Not tuning the content

Face-to-face non-verbals can also indicate the kind of thing we want you to say. I can show you, with my face, that I want you to expand on your current point, or to clarify it, or to defend it. Or that all this is a big joke now. Mid-flow, I can switch my expression to indicate that the last thing you said wasn't clear. And you can make a real-time clarification. I can show that it landed and that I agree, or that it landed and I don't agree. And that steers you towards either moving on or dealing with my disagreement.

This kind of non-verbal guidance to the speaker is much less forthcoming online. Isolated at the end of an internet connection, people are less inclined to steer you - to help you tune your content. So your content might suck.

So what do we do?

Most of my clients - including the big, German insurance company - want to solve the problem with technology. They fantasise about a VR paradise which replicates and improves the face-to-face experience. They'll spend a whole day on some virtual beach with their clients, shooting the breeze, sipping e-margaritas, and reading the hidden messages in every wrinkle of the client's brow.

It'll happen - maybe - but not any time soon. For now, we're stuck with Webex and the other hellholes.

So how do we solve the problem we have right now? How do we make online meetings slightly less awful?

Much of the awfulness of online meetings results from the assumption that they should work like face-to-face meetings. It's a weird thing to point out, but you know exactly how to behave in a face-to-face meeting. You've internalised a set of operating procedures that dictate obvious things - like when you should say hello, how you should handle coffee distribution - but also less obvious things - like how to show someone you’re interested and want to hear more without actually saying "I'm interested and I want to hear more". These operating procedures are disastrously ineffective when you apply them online.

So we need to stop applying the face-to-face operating procedures. We need to develop new ones. Ones which actually work over videoconference. And we need to recognise that applying them will feel weird initially. Because internalising the operating procedures of a novel social context always feels weird.

So here are some suggestions. The standard operating procedures which I helped the big, German insurance company put together.

  1. Have a tyrannical moderator

    Hundreds of implicit, non-verbal cues keep a meeting running smoothly face-to-face. Online, they don't work. So everything that's non-verbal and implicit needs to become verbal and explicit. This means doing things that would be seen as aggressive face-to-face. Things like instructing people when to speak and - critically - not to speak. If your team can't overcome the weirdness of this bare-knuckle style of communication, then it's useful to have someone do it for them. Create a tyrannical moderator - a dictatorial persona who only exists online. This tyrant has the power to ask people to start and stop speaking, to police the use of mute and webcam, and should also be very, very hands-on about keeping discussions on time and on topic.

  2. Hyper-structured is quicker

    Unstructured meetings are fine and they have their own merits. But they also take significantly longer. Our tolerance for longer meetings is lower online, so it makes sense to err on the side of more structure. Invest, particularly, in refining the objective. "Start discussions on the new product portfolio" is probably not enough; "debate and decide on whether we're including products x, y, and z in the product portfolio" is probably better. And, if you want there to be a bit of unstructured chat at some point, schedule it in.

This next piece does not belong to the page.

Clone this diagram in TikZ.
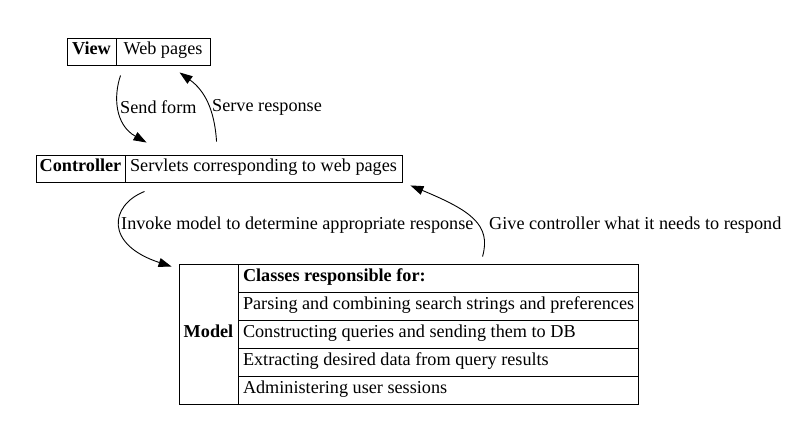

  3. The fewer people, the better

    From a communication perspective, the optimal number of participants for an online meeting is two. Every participant you add above that number will make the interaction harder. Lurkers - people who join the meeting on mute with no video - create a weird social pressure; it's as if I walked into your meeting room and stood silently facing the wall for the duration of the discussion. So your aim is to strip the number of participants down to the bare minimum. If you invite someone to a meeting, tell them precisely what it is that you want them to add or extract from the discussion. Then they'll come ready. If you're not sure about inviting someone, don't - for the love of God - ask them if they want to attend - they'll just feel pressurised and become another lurker. Try asking them if they need to come to either add some information or extract some information.

  4. Embrace the silence

    There will be more of it than you expect. If you're making a complex point and you're not sure if people get it, don't just keep talking into the void - ask them if they understand. Remember that the pause after your question will be longer than you expect it to be. Don't fill it with ten alternative questions - wait for an answer. And, more generally, don't panic just because the meeting doesn't have the rhythm and flow of a face-to-face conversation. Just deal with the silence. Let it be.

  5. Address questions and comments to specific people

    Face-to-face, you use your gaze to indicate which individual or individuals you're talking to. Online, you need to name them. "That's a question for everyone" might sound moronic if you said it in person, but, in a virtual meeting, it's actually really useful.

  6. Tell people what you want them to say

    As I said, non-verbals don't just indicate turn-taking, they also tell you what kind of response people want from you. "Oh really?", depending on the non-verbals, could mean "tell me more" or "defend your idea". Online, it might be useful to specify exactly what you want - expansion, defence, or something else.

  7. Exaggerate your non-verbals (big groups) or make your non-verbals verbal (small groups)

    When you’re listening, you can be helpful to the speaker by clearly displaying your reaction. In a small group, that might mean saying things you’d normally just show – “that’s really interesting”. In a large group, where it’d be disruptive to contribute verbally, you can exaggerate your non-verbals – big nods, thumbs up, beaming smiles.

  8. Be ready to say weird things

    More generally, an environment which is devoid of non-verbal communication necessitates the saying of weird things. Given that you probably can't see what your client's reaction to your suggestion is, you might have to ask something strange - something like "what's your reaction to that suggestion, Jamie?". This is, obviously, a bizarre conversational turn. It feels uncomfortable. But that, I'm afraid, is how lots of things are going to feel until the world gets used to its new online operating procedures. In the meantime, embrace the weirdness.